= Khiwai =

Khiwai is a town and nagar panchayat situated in the Saroorpur khurd Block of sardhana tehsil Meerut District in Uttar Pradesh, India. It is located at a distance of 7.916 kilometres from the Mandal headquarters at Sarurpur Khurd, and is 26.16 kilometres from the district headquarters at Meerut.

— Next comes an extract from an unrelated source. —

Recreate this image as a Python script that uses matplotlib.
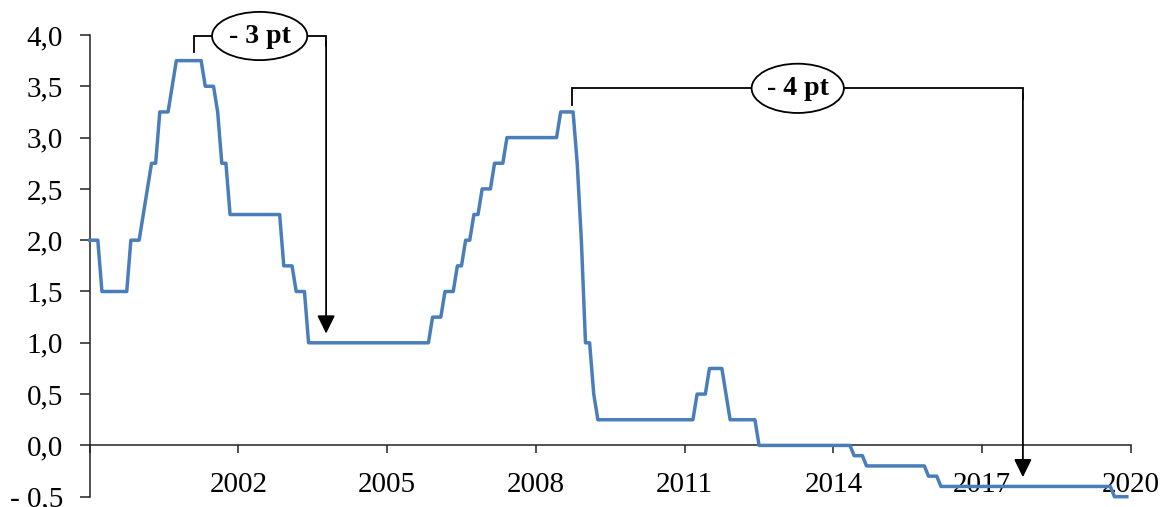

The population, according to the 2011 Census of India was 21,049 and the village is largely Muslim.

At the entrance of Khiwai town is a Mata Shakumbhari Devi Temple, one government school adjacent to it and other one on the other side of crossroad of Khiwai's entrance.
Although a large number of population is Sunni Muslims having roots of Rajput Hindu and called as "Raangad"; But there are only Hindu Rajput families at the outskirts of Town. 90% of Hindu Rajputs are of Chauhan Dynasty

== History ==
Khiwai was founded in 1627 by Rana Kherati Singh, when the 12 villages surrounding Khiwai were ruled by Baloch Muslims. Rana Kherati Singh and his brothers Hare Singh, Naurang Singh, Udai Singh, Kukrat Singh, Sher Singh, and Jai Singh were approximately 8-10 sons of Rana Neem Chand. They came from GarhiHarsaru, now located in the Gurgaon district of Haryana. Together, they seized the 12 villages surrounding Khiwai from the Baloch Muslims and built a temple for their family deity, Shakumbari Devi, outside Khiwai.